Observing the best examples, it would seem simple to deduce that corporate survival depends on the capacity to establish socially responsible objectives, and that such goals should guide shareholders when it comes to conducting their business. Being socially responsible implies not only setting up some non-economic goals over and above financial goals, but also reflects the manner in which such goals should be met and the ways that those responsible for the achievements of the firm should be rewarded.

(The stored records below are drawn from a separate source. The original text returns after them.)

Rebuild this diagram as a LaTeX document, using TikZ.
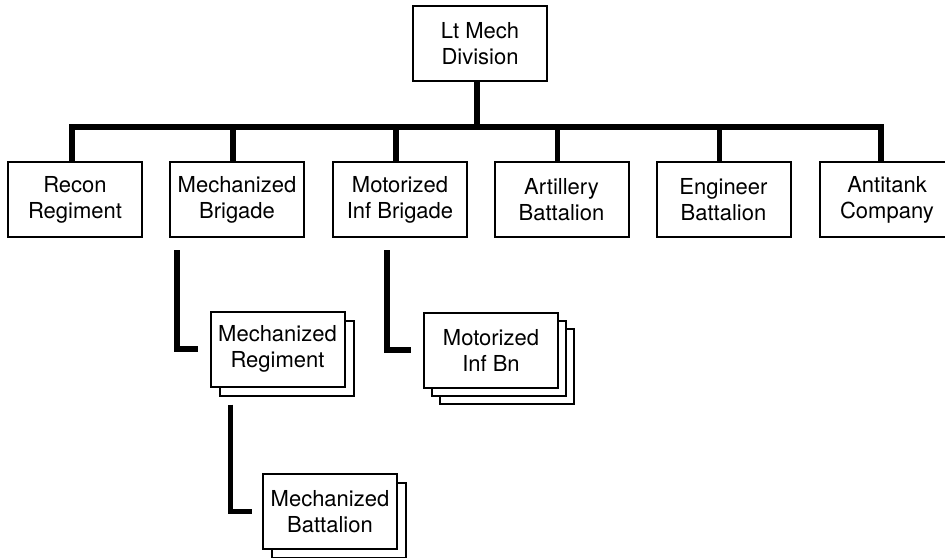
\documentclass[tikz,border=0pt]{standalone}
\usepackage{fontspec}
\setmainfont{TeX Gyre Heros}

\begin{document}
\begin{tikzpicture}[x=1pt,y=-1pt,
        unit/.style={draw,fill=white,line width=2pt,minimum width=134pt,minimum height=75pt,
            inner sep=0pt,align=center,font=\fontsize{22}{26}\selectfont},
        link/.style={line width=5.5pt}]
        \useasboundingbox (0,0) rectangle (945,557);

        % division and its units
        \node[unit] (div) at (480,43.5) {Lt Mech\\Division};
        \node[unit] (rec) at (75,199.5) {Recon\\Regiment};
        \node[unit] (mbde) at (237,199.5) {Mechanized\\Brigade};
        \node[unit] (mibde) at (400,199.5) {Motorized\\Inf Brigade};
        \node[unit] (art) at (561.5,199.5) {Artillery\\Battalion};
        \node[unit] (eng) at (723.5,199.5) {Engineer\\Battalion};
        \node[unit] (at) at (887,199.5) {Antitank\\Company};

        % stacked subunits
        \node[unit] (mreg2) at (286.5,358) {};
        \node[unit] (mreg) at (277.5,349) {Mechanized\\Regiment};
        \node[unit] (mibn3) at (507,366) {};
        \node[unit] (mibn2) at (499,358) {};
        \node[unit] (mibn) at (491,350) {Motorized\\Inf Bn};
        \node[unit] (mbn2) at (339,520.5) {};
        \node[unit] (mbn) at (330,511.5) {Mechanized\\Battalion};

        \coordinate (bar) at (0,127);
        \draw[link] ([xshift=-3pt]rec.north) -- ([xshift=-3pt]rec.north |- bar)
            -- ([xshift=-6pt]at.north |- bar) -- ([xshift=-6pt]at.north);
        \foreach \u in {mbde,mibde,art,eng}
            \draw[link] ([xshift=-4pt]\u.north) -- ([xshift=-4pt]\u.north |- bar);
        \draw[link] ([xshift=-3pt]div.south) -- ([xshift=-3pt]div.south |- bar);

        \coordinate (mbdefoot) at ([xshift=8pt,yshift=-12pt]mbde.south west);
        \coordinate (mibdefoot) at ([xshift=55pt,yshift=-12pt]mibde.south west);
        \coordinate (mregfoot) at ([xshift=21pt,yshift=-17pt]mreg.south west);
        \draw[link] (mbdefoot) |- ([xshift=-12pt]mreg.west);
        \draw[link] (mibdefoot) |- ([xshift=-12pt]mibn.west);
        \draw[link] (mregfoot) |- ([xshift=-10pt]mbn.west);
    \end{tikzpicture}
\end{document}
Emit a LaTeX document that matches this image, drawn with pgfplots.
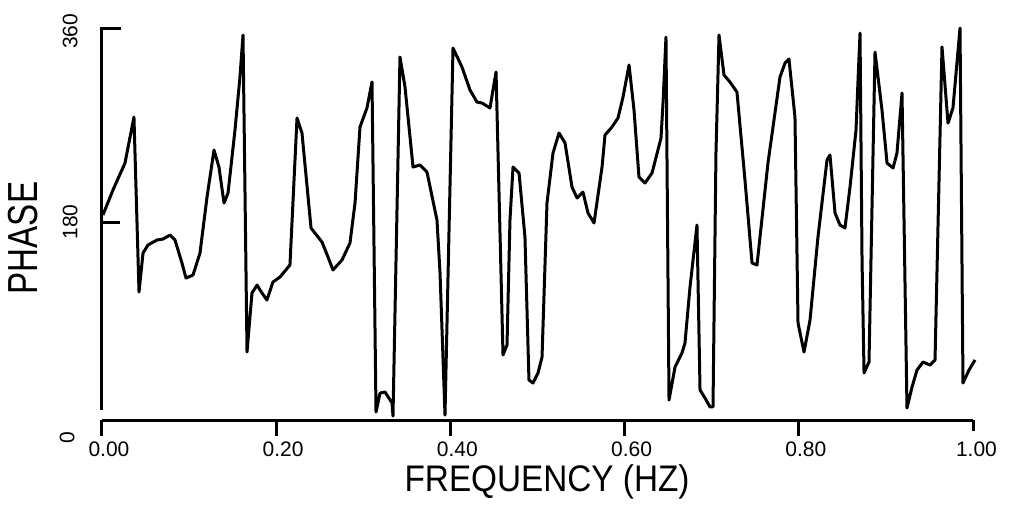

Surviving or not surviving this crisis has depended to a large extent on the capacity of the board of directors of such companies to create value for the entire community instead of reaping benefits solely for shareholders and senior management. Therefore, we should ask ourselves why the big multinationals, many of them formerly successful family firms, have stopped paying attention to these four points followed by successful family-owned businesses, and have caused such destruction of economic and social value as a consequence of the global financial crisis.

Finally, European regulatory bodies that today adopt new, last minute control measures to avoid a second recession, have, in the family firms, a crucially important fountain of knowledge that they must use when the time comes to develop much more effective corporate governance regulations.